City support provides crucial funding for our “culturals,” the short-cut government catch-all term used for large…

By Corey Bearak

With the new city budget adopted, some groups can breathe a bit easier, including many Queens cultural institutions and programs.

City support provides crucial funding for our “culturals,” the short-cut government catch-all term used for large institutions such as the Museum of Natural History, relatively new ones like the New York Hall of Science or programs like the Queens County Farm Museum in Bellerose or the Queens County Historical Society. Despite clear economic and fiscal benefits of public investment in culturals, their dollars remain among the first government cuts, and restorations in better fiscal times never restore all the funding our culturals lost

Every $1 investment in culturals returns the city $2 in taxes. Supporters note how neighborhood-based culturals drive economic activity, attracting visitors who also shop and eat out locally. The many and diverse attractions beyond the 34 cultural institutions noted on the Department of Cultural Affairs Web site (www.nyc.gov/html/dcla/html/funding/cultural_inst_links.shtml), support tourism.

The variety of employment opportunities the culturals offer run the gamut from professional to low-skilled. This remains important as manufacturing declines and opportunities for stable employment for the lesser educated often means lower-paid service-related jobs.

When some civic colleagues were considering a cultural platform for the next Queens Civic Congress platform expected this summer, much discussion centered on the funding formulas used by the city's Department of Cultural Affairs. Funding gets allocated along two basic categories: cultural organizations (group), or COG, and the cultural institutions group, or CIG.

For the cultural organizations group, the Department of Cultural Affairs allocates money to fund specific programs that it thinks worthy of support, usually educational programs, or special events. The Queens County Farm Museum, the Queens Historical Society and Poppenhusen Institute are in this category, among several hundred others citywide. Capital funds, when granted, come out of a general cultural line.
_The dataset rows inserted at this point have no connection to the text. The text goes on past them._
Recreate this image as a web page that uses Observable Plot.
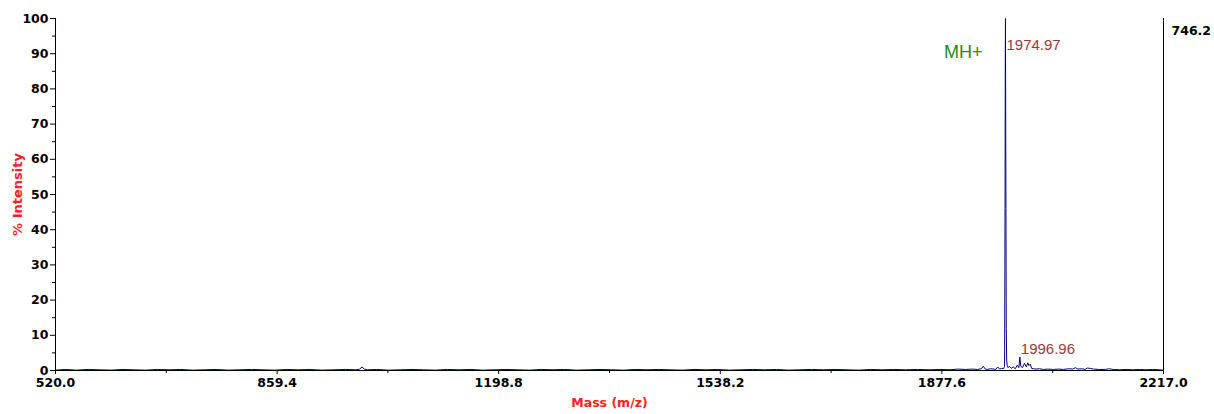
<!DOCTYPE html>
<html>
<head>
<meta charset="utf-8">
<script src="https://cdn.jsdelivr.net/npm/d3@7"></script>
<script src="https://cdn.jsdelivr.net/npm/@observablehq/plot@0.6"></script>
<style>
  html, body { margin: 0; padding: 0; background: #fff; }
  #chart { width: 1214px; height: 414px; }
</style>
</head>
<body>
<div id="chart"></div>
<script>
// ---- data ----
const xTicks = [520.0, 859.4, 1198.8, 1538.2, 1877.6, 2217.0];
const xMinorTicks = [689.7, 1029.1, 1368.5, 1707.9, 2047.3];
const yTicks = [0, 10, 20, 30, 40, 50, 60, 70, 80, 90, 100];
const yMinorTicks = [5, 15, 25, 35, 45, 55, 65, 75, 85, 95];
const maxCounts = "746.2";

// spectrum (m/z, % intensity)
const mz = [
  520, 535, 552, 570, 588, 605, 622, 640, 658, 676, 694, 712, 730, 748, 766,
  784, 802, 820, 838, 856, 874, 892, 910, 928, 946, 964, 980, 986, 989.5, 993, 998,
  1012, 1030, 1048, 1066, 1084, 1102, 1120, 1138, 1156, 1174, 1192, 1210, 1228,
  1246, 1264, 1282, 1300, 1318, 1336, 1354, 1372, 1390, 1408, 1426, 1444, 1462,
  1480, 1498, 1516, 1534, 1552, 1570, 1588, 1606, 1624, 1642, 1660, 1678, 1696,
  1714, 1732, 1750, 1768, 1786, 1804, 1822, 1840, 1858, 1876, 1890, 1902, 1914,
  1924, 1932, 1938, 1941, 1944, 1947, 1952, 1957, 1960, 1963, 1966, 1969, 1972,
  1973.6, 1974.3, 1974.7, 1974.97, 1975.3, 1975.7, 1976.2, 1976.8, 1977.6, 1979,
  1981, 1984, 1987, 1990, 1993, 1995.5, 1996.96, 1998.5, 2001, 2004, 2007, 2009,
  2011, 2013, 2015, 2018, 2022, 2027, 2033, 2040, 2048, 2056, 2064, 2072, 2078,
  2082, 2086, 2092, 2097, 2100, 2105, 2110, 2118, 2128, 2133, 2140, 2150, 2160,
  2170, 2180, 2190, 2200, 2210, 2217
];
const intensity = [
  0.1, 0.3, 0.1, 0.3, 0.2, 0.1, 0.3, 0.2, 0.1, 0.3, 0.2, 0.3, 0.1, 0.2, 0.3,
  0.1, 0.2, 0.3, 0.2, 0.1, 0.3, 0.2, 0.3, 0.1, 0.2, 0.3, 0.2, 0.4, 1.0, 0.4, 0.2,
  0.3, 0.1, 0.2, 0.3, 0.2, 0.1, 0.3, 0.2, 0.3, 0.1, 0.2, 0.3, 0.2,
  0.1, 0.3, 0.2, 0.3, 0.1, 0.2, 0.3, 0.2, 0.1, 0.3, 0.2, 0.3, 0.2,
  0.1, 0.3, 0.2, 0.3, 0.1, 0.2, 0.3, 0.2, 0.3, 0.1, 0.2, 0.3, 0.2,
  0.3, 0.2, 0.1, 0.3, 0.2, 0.3, 0.2, 0.3, 0.2, 0.3, 0.2, 0.4, 0.3,
  0.4, 0.3, 0.5, 1.2, 0.4, 0.3, 0.5, 0.4, 0.3, 1.0, 0.4, 0.6, 0.5,
  1.2, 46, 90, 100, 72, 46, 12, 3, 1.5, 0.8,
  1.2, 0.6, 1.0, 0.5, 1.5, 0.8, 3.8, 1.2, 0.8, 2.0, 1.0, 2.2,
  1.4, 1.8, 0.6, 0.5, 0.4, 0.5, 0.3, 0.4, 0.3, 0.4, 0.3, 0.5, 0.4,
  0.8, 0.4, 0.5, 0.3, 0.7, 0.6, 0.4, 0.3, 0.3, 0.5, 0.3, 0.2, 0.3,
  0.2, 0.3, 0.2, 0.3, 0.2, 0.1
];
const peakLabels = [
  {x: 1974.97, y: 92.5, text: "1974.97"},
  {x: 1996.96, y: 6.0,  text: "1996.96"}
];
const ionLabel = {x: 1974.97, y: 90.5, text: "MH+"};

const spectrum = mz.map((m, i) => ({mz: m, i: intensity[i]}));

const font = "'DejaVu Sans', sans-serif";
const annFont = "'Liberation Sans', Arial, sans-serif";

const plot = Plot.plot({
  width: 1214,
  height: 414,
  marginLeft: 55,
  marginRight: 51,
  marginTop: 18,
  marginBottom: 44,
  style: {fontFamily: font, fontSize: "12.5px", background: "#fff", overflow: "visible"},
  x: {domain: [520, 2217]},
  y: {domain: [0, 100]},
  marks: [
    Plot.line(spectrum, {x: "mz", y: "i", stroke: "#00008b", strokeWidth: 1}),
    Plot.axisX({ticks: xTicks, tickFormat: d => d.toFixed(1), tickSize: 4, tickPadding: 4,
      fontWeight: "bold", fill: "#000", stroke: "#000", label: null, fontSize: 12.5}),
    Plot.axisX({ticks: xMinorTicks, tickFormat: () => "", tickSize: 3, stroke: "#000", label: null}),
    Plot.axisY({ticks: yTicks, tickSize: 5, tickPadding: 2, fontWeight: "bold", fill: "#000",
      stroke: "#000", label: null, fontSize: 12.5}),
    Plot.axisY({ticks: yMinorTicks, tickFormat: () => "", tickSize: 3, stroke: "#000", label: null}),
    Plot.ruleY([0], {stroke: "#000"}),
    Plot.ruleX([520, 2217], {stroke: "#000"}),
    Plot.text(peakLabels, {x: "x", y: "y", text: "text", textAnchor: "start", dx: 1,
      fill: "#9a3a3a", fontSize: 15, fontFamily: annFont}),
    Plot.text([ionLabel], {x: "x", y: "y", text: "text", textAnchor: "end", dx: -23,
      fill: "#1e8c1e", fontSize: 18, fontFamily: annFont}),
    Plot.text([maxCounts], {frameAnchor: "top-right", text: d => d, textAnchor: "start",
      dx: 8, dy: 8, fontWeight: "bold", fill: "#000", fontSize: 12.5}),
    Plot.text(["% Intensity"], {frameAnchor: "left", text: d => d, rotate: -90, textAnchor: "middle",
      dx: -38, dy: 0, fill: "#ff2020", fontWeight: "bold", fontSize: 13}),
    Plot.text(["Mass (m/z)"], {frameAnchor: "bottom", text: d => d, dy: 36,
      fill: "#ff2020", fontWeight: "bold", fontSize: 12.5})
  ]
});
document.getElementById("chart").appendChild(plot);
</script>
</body>
</html>
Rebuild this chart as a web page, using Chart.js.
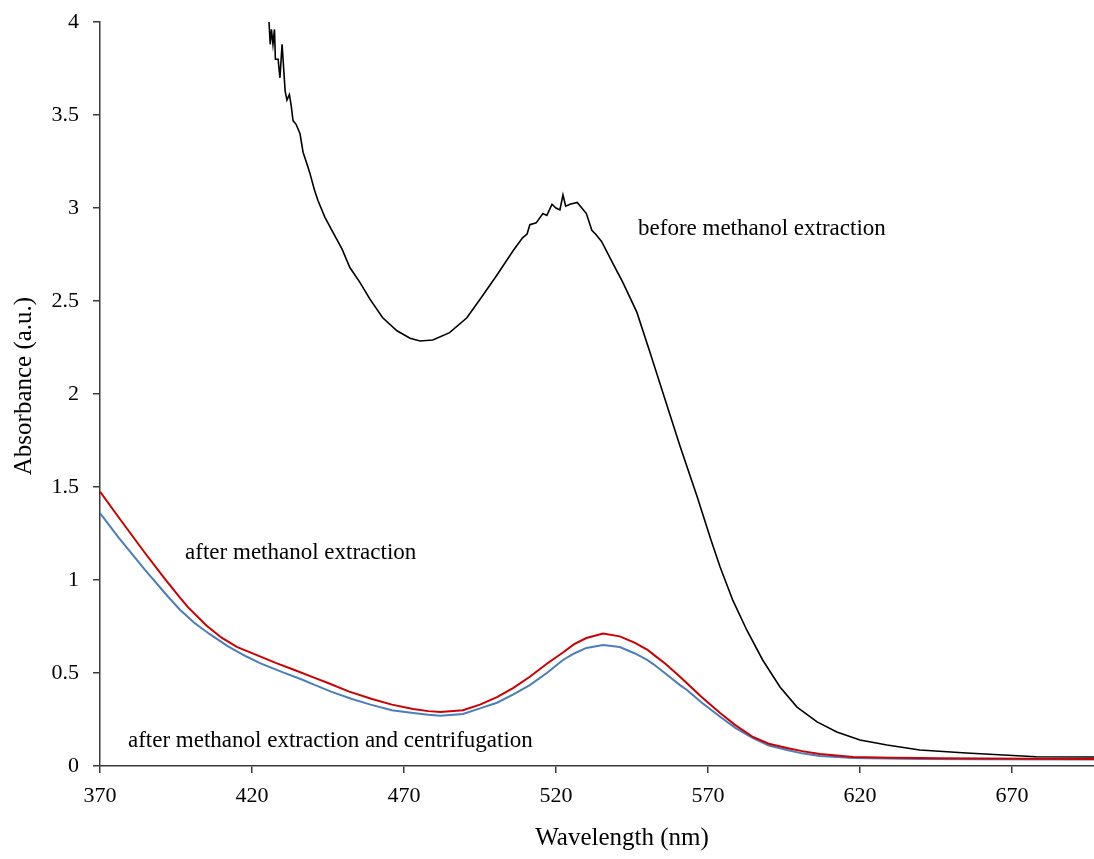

For the cultural institutions group, the Department of Cultural Affairs supports payroll, utilities, general maintenance and the like, and even places the culturals’ employees in the Cultural Institutions Pension Plan. The New York Hall of Science, the Queens Botanical Garden, and the Queens Museum of Art and Flushing Town Hall benefit through cultural institutions group status. Some like museums in Manhattan have enjoyed this kind of massive support since the late 19th century. Each of these 34 institutions has its very own line in the capital budget.

The funding formula poses some serious issues. The impact often lacks a rational basis. Smaller cultural institutions groups often function more like cultural organizations groups. And some cultural organizations groups, such as the farm museum, ought to be cultural institutions groups. As a result, some observers find funding levels a general accident of history based on which institutions found favor, particularly with the various borough presidents at the Board of Estimate over the last century.

The Board of Estimate no longer exists, its budget powers now divided primarily among the City Council and the mayor. The former entity, which included the five borough presidents, the city comptroller, the City Council president (now the public advocate) and the mayor, exercised primary power over the capital and expense budget before the 1989 charter revision took hold.

The Civic Congress proposal involves the city adopting a formula based on attendance, amount of attendance from outside the city (to factor in the difference between recycling our residents’ own money and an institution’s ability to attract money from outside the city), the size of the physical plant to maintain, size of payroll, and quality of programs.

The risk with this proposal is overall city funding remaining constant. Without added funding, this kind of rational formula could mean some institutions would have their funding levels cut while other would enjoy increases, perhaps substantial increases.

Cultural amenities offered in the city often outweigh the negatives residents face in their daily living. This includes crime (even though major crime continues a decade-long decline), longer job commutes, crowded conditions, lousy schools or longer commutes to better ones or paying for non-public alternatives.

Cultural opportunities can balance any decision to leave the city. The city needs to support those amenities that the suburbs and other states just cannot duplicate. Chiefly that comes down to the arts and culture, such as theaters, museums and parks. The city maintains less control over the job market and high salary factors, which can also help attract residents.

Studies have shown that a small investment by the city in culturals leads to higher income to restaurants, hotels, etc. from tourists who visit the museums and theaters; the city largely recoups the investment through higher sales and income taxes. Retaining those of our residents who patronize the arts remains important because these New Yorkers tend to be the better educated, higher income people who support our tax base.